25: It's Christmas, and Hanukkah begins at sundown. Give plants or nursery gift certificates to friends and family who enjoy gardening.

28: Check plants under tall evergreens and house eaves to make sure they have sufficient moisture.

30: Gather seeds from the garden; sort and label them for planting in the spring.

January

1: Christmas tree boughs can be used to mulch garden perennials; the discarded tree also makes a wonderful winter habitat for the birds.

3: Repot houseplants, if necessary.

6: Wood ashes from the fireplace can be spread in the garden, but don't overdo it; too much ash will increase the pH too much.

8: Keep road and sidewalk salt away from your plants; use a burlap screen for plants near roadways.

11: Peruse garden catalogs, making plans for the spring garden. Make sketches and order the plants you like.

12: Dust houseplants and use warm water to feed them; cold is too jolting.

14: Yank vigorous winter weeds, and be on the lookout for slugs.

15: Move plants while they're dormant. Replant immediately, and keep the roots warm during transport.

17: You can still plant bulbs for spring color.

19: Keep snow accumulation off of plants by shaking them lightly, but let ice melt on its own to avoid damage.

21: Turn compost pile.

23: Keep bird feeders and water supplies full for feathered friends.

25: Order fruit trees.

28: Avoid foot traffic on frozen lawns.

30: Early spring-flowering trees and shrubs - such as forsythia, crabapple, quince and dogwood - can be forced for early indoor blooms by placing cut branches in water in a warm location.

February

3: Continue checking houseplants and apply warm water when necessary.

5: Start seeds indoors for cool-season vegetables (broccoli, cauliflower and cabbage) so they'll be ready for transplanting early in the season.

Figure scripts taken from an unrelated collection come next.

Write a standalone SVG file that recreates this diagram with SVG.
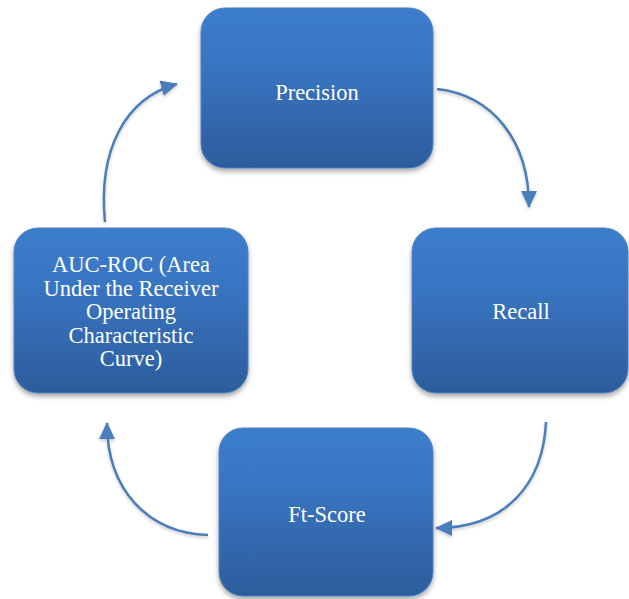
<svg xmlns="http://www.w3.org/2000/svg" width="629" height="599" viewBox="0 0 629 599">
<style>
.box{fill:url(#g);stroke:#4f81bd;stroke-width:1;filter:url(#sh)}
.lbl{font-family:"Liberation Serif","Times New Roman",serif;font-size:22.5px;fill:#ffffff;text-anchor:middle}
.conn{fill:none;stroke:#4a7ebb;stroke-width:2.5;marker-end:url(#ah);filter:url(#sh2)}
</style>
<defs>
<linearGradient id="g" x1="0" y1="0" x2="0" y2="1">
<stop offset="0" stop-color="#3b7dcd"/>
<stop offset="0.35" stop-color="#3975c2"/>
<stop offset="1" stop-color="#2c5c9c"/>
</linearGradient>
<filter id="sh" x="-10%" y="-10%" width="120%" height="125%">
<feDropShadow dx="0" dy="3" stdDeviation="2.5" flood-color="#000" flood-opacity="0.35"/>
</filter>
<filter id="sh2" x="-20%" y="-20%" width="140%" height="140%">
<feDropShadow dx="0" dy="2" stdDeviation="1.5" flood-color="#000" flood-opacity="0.2"/>
</filter>
<marker id="ah" markerUnits="userSpaceOnUse" markerWidth="18" markerHeight="16" refX="16" refY="8" orient="auto">
<path d="M0,0 L17,8 L0,16 Z" fill="#4a7ebb"/>
</marker>
</defs>
<g id="connectors">
<path class="conn" d="M437,89 C492,95 529,140 529,207"/>
<path class="conn" d="M546,422 C543,485 505,528 436,528"/>
<path class="conn" d="M208,535 C148,533 107,490 107,423"/>
<path class="conn" d="M105,222 C98,150 125,98 177,84"/>
</g>
<g id="precision">
<rect class="box" x="201" y="8" width="232" height="160" rx="24"/>
<text class="lbl" x="317" y="100">Precision</text>
</g>
<g id="recall">
<rect class="box" x="412" y="228" width="216" height="165" rx="24"/>
<text class="lbl" x="521" y="319">Recall</text>
</g>
<g id="ftscore">
<rect class="box" x="219" y="428" width="214" height="168" rx="24"/>
<text class="lbl" x="327" y="522">Ft-Score</text>
</g>
<g id="aucroc">
<rect class="box" x="14" y="228" width="234" height="165" rx="24"/>
<text class="lbl" x="131" y="272">AUC-ROC (Area</text>
<text class="lbl" x="131" y="295.5">Under the Receiver</text>
<text class="lbl" x="131" y="319">Operating</text>
<text class="lbl" x="131" y="342.5">Characteristic</text>
<text class="lbl" x="131" y="366">Curve)</text>
</g>
</svg>
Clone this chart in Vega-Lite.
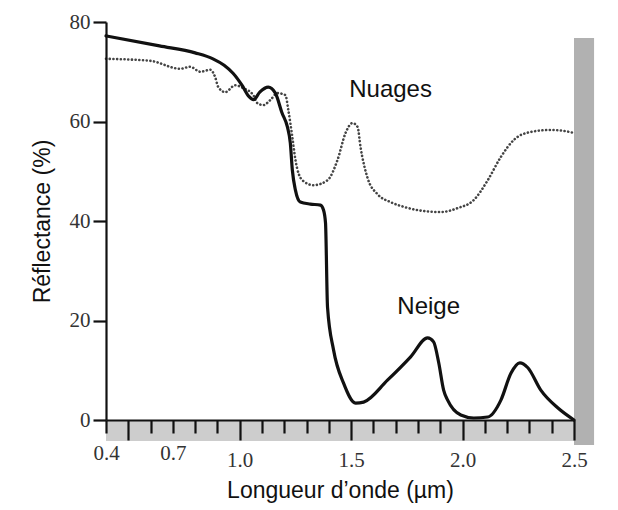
{
  "$schema": "https://vega.github.io/schema/vega-lite/v6.json",
  "autosize": "none",
  "padding": {"left": 106, "top": 22, "right": 43, "bottom": 90},
  "width": 468,
  "height": 398,
  "background": "white",
  "config": {"view": {"stroke": null}},
  "datasets": {
    "shade": [
      {"part": "right", "wl": 2.5, "wl2": 2.59, "r": 76.8, "r2": -5},
      {"part": "bottom", "wl": 0.4, "wl2": 2.5, "r": 0, "r2": -4.2}
    ],
    "snow": [
      {"wl": 0.40, "r": 77.2}, {"wl": 0.64, "r": 75.2}, {"wl": 0.80, "r": 73.8},
      {"wl": 0.88, "r": 72.6}, {"wl": 0.93, "r": 71.3}, {"wl": 0.97, "r": 69.7},
      {"wl": 1.01, "r": 67.3}, {"wl": 1.04, "r": 65.1}, {"wl": 1.062, "r": 64.4},
      {"wl": 1.09, "r": 65.9}, {"wl": 1.128, "r": 66.9},
      {"wl": 1.16, "r": 65.7}, {"wl": 1.19, "r": 61.7}, {"wl": 1.214, "r": 58.9},
      {"wl": 1.227, "r": 55.7}, {"wl": 1.236, "r": 50.3}, {"wl": 1.25, "r": 46.2},
      {"wl": 1.272, "r": 43.8}, {"wl": 1.317, "r": 43.4}, {"wl": 1.362, "r": 43.2},
      {"wl": 1.376, "r": 42.2}, {"wl": 1.385, "r": 39.6}, {"wl": 1.394, "r": 22.7},
      {"wl": 1.421, "r": 14.1}, {"wl": 1.466, "r": 7.4}, {"wl": 1.52, "r": 3.4},
      {"wl": 1.556, "r": 3.6}, {"wl": 1.663, "r": 8.0}, {"wl": 1.767, "r": 12.7},
      {"wl": 1.843, "r": 16.5}, {"wl": 1.87, "r": 15.7}, {"wl": 1.893, "r": 11.5},
      {"wl": 1.915, "r": 6.0}, {"wl": 1.933, "r": 4.0}, {"wl": 1.992, "r": 1.0},
      {"wl": 2.05, "r": 0.4}, {"wl": 2.113, "r": 0.6}, {"wl": 2.172, "r": 4.0},
      {"wl": 2.217, "r": 9.4}, {"wl": 2.257, "r": 11.5}, {"wl": 2.293, "r": 10.5},
      {"wl": 2.351, "r": 6.0}, {"wl": 2.428, "r": 2.4}, {"wl": 2.5, "r": 0}
    ],
    "clouds": [
      {"wl": 0.40, "r": 72.6}, {"wl": 0.598, "r": 72.2}, {"wl": 0.733, "r": 70.6},
      {"wl": 0.778, "r": 71.0}, {"wl": 0.823, "r": 70.0}, {"wl": 0.868, "r": 70.4},
      {"wl": 0.89, "r": 68.9}, {"wl": 0.904, "r": 66.9}, {"wl": 0.935, "r": 65.9},
      {"wl": 0.98, "r": 67.3}, {"wl": 1.016, "r": 66.7}, {"wl": 1.061, "r": 65.3},
      {"wl": 1.079, "r": 63.7}, {"wl": 1.106, "r": 63.3}, {"wl": 1.137, "r": 64.3},
      {"wl": 1.169, "r": 65.7}, {"wl": 1.205, "r": 65.3}, {"wl": 1.218, "r": 62.3},
      {"wl": 1.236, "r": 56.9}, {"wl": 1.25, "r": 52.3}, {"wl": 1.281, "r": 48.2},
      {"wl": 1.331, "r": 47.2}, {"wl": 1.394, "r": 48.2}, {"wl": 1.439, "r": 52.3},
      {"wl": 1.475, "r": 57.7}, {"wl": 1.506, "r": 59.7}, {"wl": 1.529, "r": 58.9},
      {"wl": 1.542, "r": 54.9}, {"wl": 1.574, "r": 48.6}, {"wl": 1.618, "r": 45.4},
      {"wl": 1.677, "r": 43.8}, {"wl": 1.74, "r": 42.8}, {"wl": 1.81, "r": 42.1},
      {"wl": 1.902, "r": 41.8},
      {"wl": 1.978, "r": 42.6}, {"wl": 2.05, "r": 44.2}, {"wl": 2.113, "r": 48.2},
      {"wl": 2.172, "r": 52.9}, {"wl": 2.23, "r": 56.3}, {"wl": 2.306, "r": 57.9},
      {"wl": 2.396, "r": 58.3}, {"wl": 2.455, "r": 58.1}, {"wl": 2.5, "r": 57.7}
    ],
    "names": [
      {"wl": 1.677, "r": 66.3, "name": "Nuages"},
      {"wl": 1.848, "r": 22.7, "name": "Neige"}
    ]
  },
  "layer": [
    {
      "data": {"name": "shade"},
      "mark": {"type": "rect", "clip": false},
      "encoding": {
        "x": {
          "field": "wl", "type": "quantitative",
          "scale": {"domain": [0.4, 2.5], "nice": false, "zero": false},
          "axis": {
            "title": "Longueur d’onde (µm)",
            "values": [0.4, 0.5, 0.6, 0.7, 0.8, 0.9, 1.0, 1.1, 1.2, 1.3, 1.4, 1.5, 1.6, 1.7, 1.8, 1.9, 2.0, 2.1, 2.2, 2.3, 2.4, 2.5],
            "tickCount": 40,
            "labelExpr": "indexof(['0.4','0.7','1.0','1.5','2.0','2.5'], format(datum.value, '.1f')) >= 0 ? format(datum.value, '.1f') : ''",
            "labelOverlap": false,
            "labelFlush": false,
            "labelFont": "Liberation Serif",
            "labelFontSize": 21,
            "labelColor": "#333",
            "labelPadding": 9,
            "tickSize": {"condition": {"test": "abs(datum.value * 2 - round(datum.value * 2)) < 0.001 && datum.value > 0.45", "value": 20}, "value": 13},
            "tickWidth": 2.2,
            "tickColor": "#111",
            "domainColor": "#111",
            "domainWidth": 2.2,
            "grid": false,
            "titleFont": "Liberation Sans",
            "titleFontSize": 23,
            "titleFontWeight": "normal",
            "titleColor": "#111",
            "titlePadding": 9,
            "zindex": 1
          }
        },
        "x2": {"field": "wl2"},
        "y": {
          "field": "r", "type": "quantitative",
          "scale": {"domain": [0, 80], "nice": false},
          "axis": {
            "title": "Réflectance (%)",
            "values": [0, 20, 40, 60, 80],
            "labelFont": "Liberation Serif",
            "labelFontSize": 21,
            "labelColor": "#333",
            "labelPadding": 3,
            "tickSize": 13,
            "tickWidth": 2.2,
            "tickColor": "#111",
            "domainColor": "#111",
            "domainWidth": 2.2,
            "grid": false,
            "titleFont": "Liberation Sans",
            "titleFontSize": 23,
            "titleFontWeight": "normal",
            "titleColor": "#111",
            "titlePadding": 15,
            "zindex": 1
          }
        },
        "y2": {"field": "r2"},
        "color": {
          "field": "part", "type": "nominal", "legend": null,
          "scale": {"domain": ["right", "bottom"], "range": ["#a8a8a8", "#c8c8c8"]}
        },
        "opacity": {"value": 0.9}
      }
    },
    {
      "data": {"name": "clouds"},
      "mark": {"type": "line", "interpolate": "monotone", "stroke": "#444", "strokeWidth": 2.6, "strokeDash": [0.1, 3.6], "strokeCap": "round"},
      "encoding": {
        "x": {"field": "wl", "type": "quantitative"},
        "y": {"field": "r", "type": "quantitative"}
      }
    },
    {
      "data": {"name": "snow"},
      "mark": {"type": "line", "interpolate": "monotone", "stroke": "#111", "strokeWidth": 3.2, "strokeJoin": "round", "strokeCap": "round"},
      "encoding": {
        "x": {"field": "wl", "type": "quantitative"},
        "y": {"field": "r", "type": "quantitative"}
      }
    },
    {
      "data": {"name": "names"},
      "mark": {"type": "text", "font": "Liberation Sans", "fontSize": 24, "color": "#111", "align": "center", "baseline": "middle"},
      "encoding": {
        "x": {"field": "wl", "type": "quantitative"},
        "y": {"field": "r", "type": "quantitative"},
        "text": {"field": "name"}
      }
    }
  ]
}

7: Repair lawn and garden tools.

9: Fertilize spring bulbs.

11: If you start to see green in the lawn, it's probably weeds. Try killing them with a post-emergent.

13: Water evergreens if the soil is dry and unfrozen.

15: Prune summer-blooming shrubs, such as buddleia, butterfly bush and spirea.

17: Pull mulch partly away from emerging bulbs.

19: Prune fruit trees and landscape plants, except early spring bloomers, which should be pruned after they have bloomed.

21: Fertilize trees, shrubs and evergreens.

22: Sow peas.

25: Rhubarb, horseradish and asparagus can be planted now.

26: Start artichokes.

28: Plant bare-root roses and fruit trees.